The subspine or anterior inferior iliac spine (AIIS) is a bony process located on the wing of the ilium (upper, large, flat and cup-shaped bone of the hip bone). It lies deep under the soft tissues where the ilium slopes towards the hip joint. The subspine is divided into three types:
- Type I: The ilium wall is smooth and does not consist of a bony process between the subspine and rim of the hip socket.
- Type II: Bony processes extend from the lower area of the subspine to the rim of the socket.
- Type III: The subspine has a downward spur-like appearance, extending below the rim of the hip socket.
The shape of the AIIS correlates with the range of motion of the hip and any bony outgrowth can cause the bones to painfully rub against each other (impingement). Hip impingements were generally thought to be a cause of abnormal growths in the bones that make up the ball and socket joint of the hip, namely the femur (thigh bone) and the acetabulum (socket of the hip bone). It is now seen that even bone structures apart from the joint can lead to impingement. Subspineimpingement as seen with type II and type III shapes of the subspine is a critical condition that causes the decrease in internal rotation and hip flexion (upward lifting of the knee), thereby requiring correction.
Subspine impingement is caused when the prominent region of the subspine impinges on the neck of the thigh bone (femur) during hip flexion.
Patients with subspine impingement generally face the following problems:
- Inflammation of the synovial membrane (joint lining)
- Limited movement of the hip
Subspine impingement can further lead to the following complications:
- Labral ecchymosis, which is bruising underneath the labrum (tissue lining hip socket)
- Build-up of bone near the rim of the hip socket
- Calcium deposits within the rectus muscle in the hip region
Your doctor will discuss the symptoms and conduct a physical examination of your hip. An impingement test will be conducted by moving your knee towards your chest and rotating it towards your opposite shoulder. Impingement is confirmed if you experience hip pain.
Your doctor may also order imaging tests such as X-rays, computed tomography (CT) scans or magnetic resonance imaging (MRI) to confirm the bony deformity.

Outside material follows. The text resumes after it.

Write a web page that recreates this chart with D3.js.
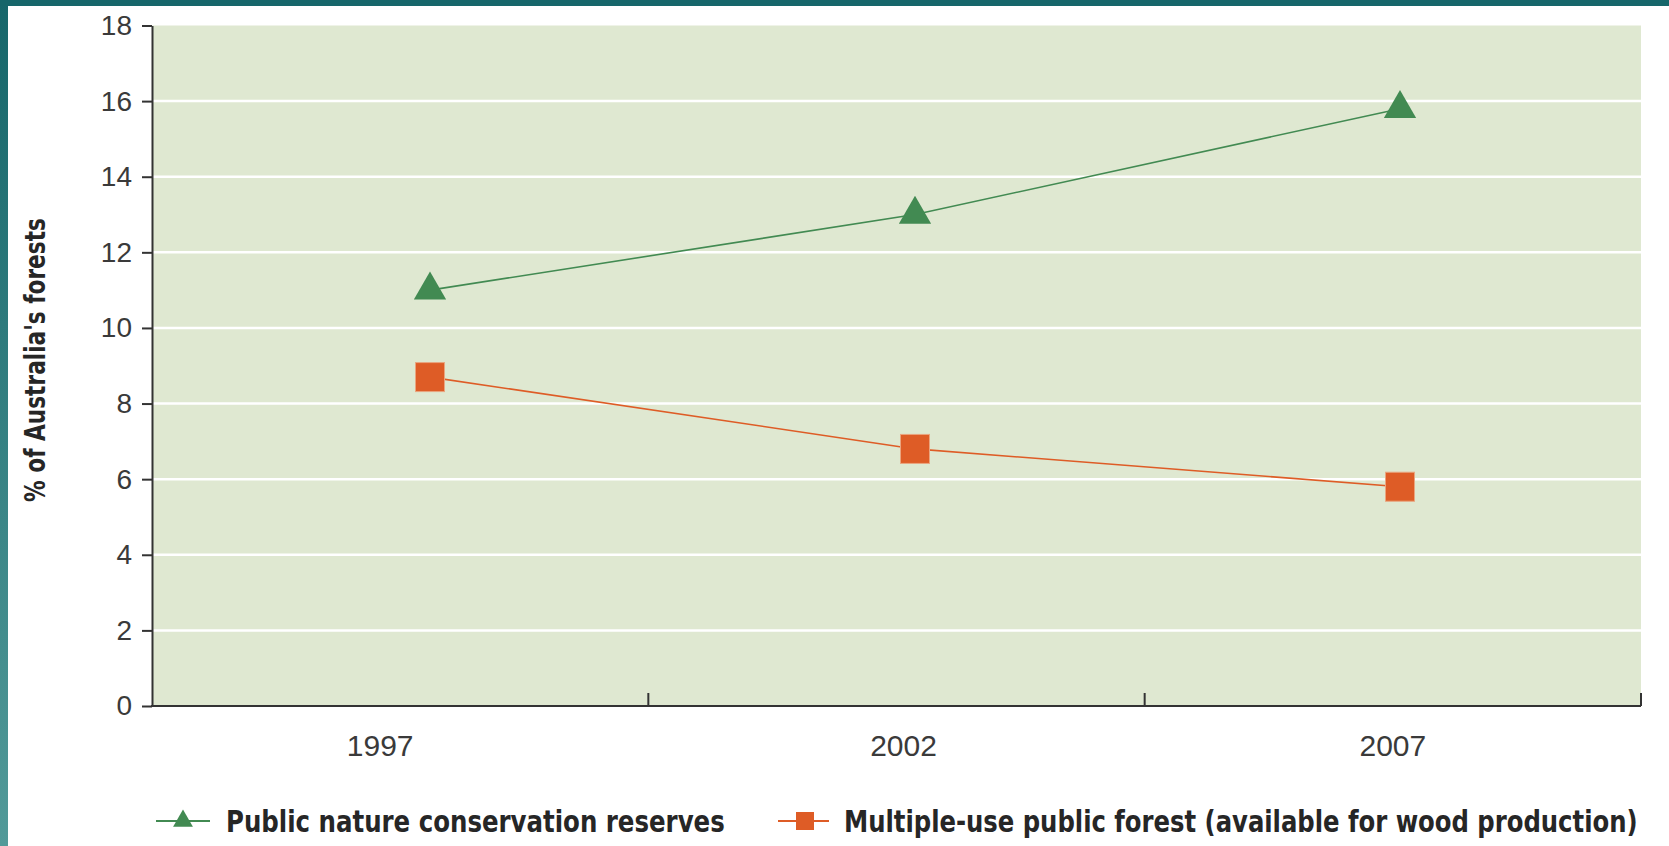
<!DOCTYPE html>
<html>
<head>
<meta charset="utf-8">
<script src="https://cdn.jsdelivr.net/npm/d3@7/dist/d3.min.js"></script>
<style>
  html, body { margin: 0; padding: 0; background: #ffffff; }
  svg { display: block; }
</style>
</head>
<body>
<svg id="chart" width="1669" height="846"></svg>
<script>
// Share of Australia's forests by tenure, 1997–2007
const years = ["1997", "2002", "2007"];
const reserves = [11.0, 13.0, 15.8];        // public nature conservation reserves
const multipleUse = [8.7, 6.8, 5.8];        // multiple-use public forest
const yTicks = [0, 2, 4, 6, 8, 10, 12, 14, 16, 18];
const seriesNames = [
  "Public nature conservation reserves",
  "Multiple-use public forest (available for wood production)"
];
const yTitle = "% of Australia's forests";

const W = 1669, H = 846;
const plot = { left: 152, right: 1641, top: 25.5, bottom: 706 };
const green = "#428a52", orange = "#de5c26";
const condensed = "'Liberation Sans Narrow', 'DejaVu Sans Condensed', 'Liberation Sans', Arial, sans-serif";
const regular = "'Liberation Sans', Arial, Helvetica, sans-serif";

const svg = d3.select("#chart");

// frame: teal band at top and down the left edge
const defs = svg.append("defs");
const grad = defs.append("linearGradient").attr("id", "edge").attr("x1", 0).attr("x2", 0).attr("y1", 0).attr("y2", 1);
grad.append("stop").attr("offset", "0%").attr("stop-color", "#16666a");
grad.append("stop").attr("offset", "100%").attr("stop-color", "#529a99");
svg.append("rect").attr("x", 0).attr("y", 0).attr("width", 8).attr("height", H).attr("fill", "url(#edge)");
svg.append("rect").attr("x", 0).attr("y", 0).attr("width", W).attr("height", 6).attr("fill", "#16666a");

// scales
const y = d3.scaleLinear().domain([0, 18]).range([plot.bottom, plot.top]);
const xBand = d3.scaleBand().domain(years).range([plot.left, plot.right]);
const xPt = d3.scalePoint().domain(years).range([430, 1400]);

// plot background and gridlines
svg.append("rect")
  .attr("x", plot.left).attr("y", plot.top)
  .attr("width", plot.right - plot.left).attr("height", plot.bottom - plot.top)
  .attr("fill", "#dfe8d1");

svg.append("g").selectAll("line")
  .data(yTicks.filter(d => d > 0 && d < 18))
  .join("line")
  .attr("x1", plot.left).attr("x2", plot.right)
  .attr("y1", d => y(d)).attr("y2", d => y(d))
  .attr("stroke", "#ffffff").attr("stroke-width", 2.5);

// y axis
const yAxis = svg.append("g")
  .attr("transform", `translate(${plot.left},0)`)
  .call(d3.axisLeft(y).tickValues(yTicks).tickSize(10).tickPadding(10).tickSizeOuter(0));
yAxis.select(".domain").attr("stroke", "#333").attr("stroke-width", 2);
yAxis.selectAll(".tick line").attr("stroke", "#333").attr("stroke-width", 2);
yAxis.selectAll(".tick text")
  .attr("font-family", regular).attr("font-size", 28).attr("fill", "#3a3a3a");

// x axis: baseline, boundary ticks, category labels
const xAxis = svg.append("g");
xAxis.append("line")
  .attr("x1", plot.left - 1).attr("x2", plot.right)
  .attr("y1", plot.bottom).attr("y2", plot.bottom)
  .attr("stroke", "#333").attr("stroke-width", 2);
xAxis.selectAll(".bound")
  .data(years.slice(1).map(d => xBand(d)).concat([xBand(years[years.length - 1]) + xBand.bandwidth()]))
  .join("line")
  .attr("class", "bound")
  .attr("x1", d => d).attr("x2", d => d)
  .attr("y1", plot.bottom).attr("y2", plot.bottom - 13)
  .attr("stroke", "#333").attr("stroke-width", 2);
xAxis.selectAll(".cat")
  .data(years)
  .join("text")
  .attr("class", "cat")
  .attr("x", d => xBand(d) + xBand.bandwidth() / 2 - (d === "1997" ? 20 : 0) + (d === "2002" ? 7 : 0))
  .attr("y", 756)
  .attr("text-anchor", "middle")
  .attr("font-family", regular).attr("font-size", 30).attr("fill", "#3a3a3a")
  .text(d => d);

// bold condensed label: squeezed horizontally to a given width
function condensedText(parent, str, size, width, transform, anchor) {
  const g = parent.append("g").attr("transform", transform);
  const t = g.append("text")
    .attr("font-family", condensed).attr("font-weight", "bold")
    .attr("font-size", size).attr("fill", "#262626")
    .attr("text-anchor", anchor || "start")
    .attr("dominant-baseline", "central")
    .text(str);
  const natural = t.node().getComputedTextLength();
  t.attr("transform", `scale(${width / natural},1)`);
  return t;
}

// y axis title
condensedText(svg, yTitle, 29, 284, "translate(35,360) rotate(-90)", "middle");

// series lines and markers
const line = d3.line().x((d, i) => xPt(years[i])).y(d => y(d));

svg.append("path").datum(reserves)
  .attr("d", line).attr("fill", "none").attr("stroke", green).attr("stroke-width", 1.6);
svg.append("path").datum(multipleUse)
  .attr("d", line).attr("fill", "none").attr("stroke", orange).attr("stroke-width", 1.6);

const tri = d3.symbol().type(d3.symbolTriangle).size(452);
svg.append("g").selectAll("path")
  .data(reserves)
  .join("path")
  .attr("d", tri)
  .attr("transform", (d, i) => `translate(${xPt(years[i])},${y(d)})`)
  .attr("fill", green);

const sq = 29;
svg.append("g").selectAll("rect")
  .data(multipleUse)
  .join("rect")
  .attr("x", (d, i) => xPt(years[i]) - sq / 2)
  .attr("y", d => y(d) - sq / 2)
  .attr("width", sq).attr("height", sq)
  .attr("fill", orange).attr("stroke", "#eaa57f").attr("stroke-width", 1);

// legend
const legend = svg.append("g");
const legY = 821;
legend.append("line").attr("x1", 156).attr("x2", 210).attr("y1", legY).attr("y2", legY)
  .attr("stroke", green).attr("stroke-width", 2);
legend.append("path").attr("d", d3.symbol().type(d3.symbolTriangle).size(170))
  .attr("transform", `translate(183,${legY})`).attr("fill", green);
condensedText(legend, seriesNames[0], 31, 499, `translate(226,${legY})`);

legend.append("line").attr("x1", 778).attr("x2", 829).attr("y1", legY).attr("y2", legY)
  .attr("stroke", orange).attr("stroke-width", 2);
legend.append("rect").attr("x", 805 - 9).attr("y", legY - 9).attr("width", 18).attr("height", 18)
  .attr("fill", orange);
condensedText(legend, seriesNames[1], 31, 794, `translate(844,${legY})`);
</script>
</body>
</html>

Treatment options depend on the extent of impingement and the occurrence of deformity. Subspine impingement is treated with an arthroscopic decompression technique (minimal invasive surgery using a small camera and a lighted device) or as an open decompression. If an avulsion fracture is involved, where a part of the bone from the subspine gets detached along with a muscle and tendon tear, it is surgically excised during an open surgery.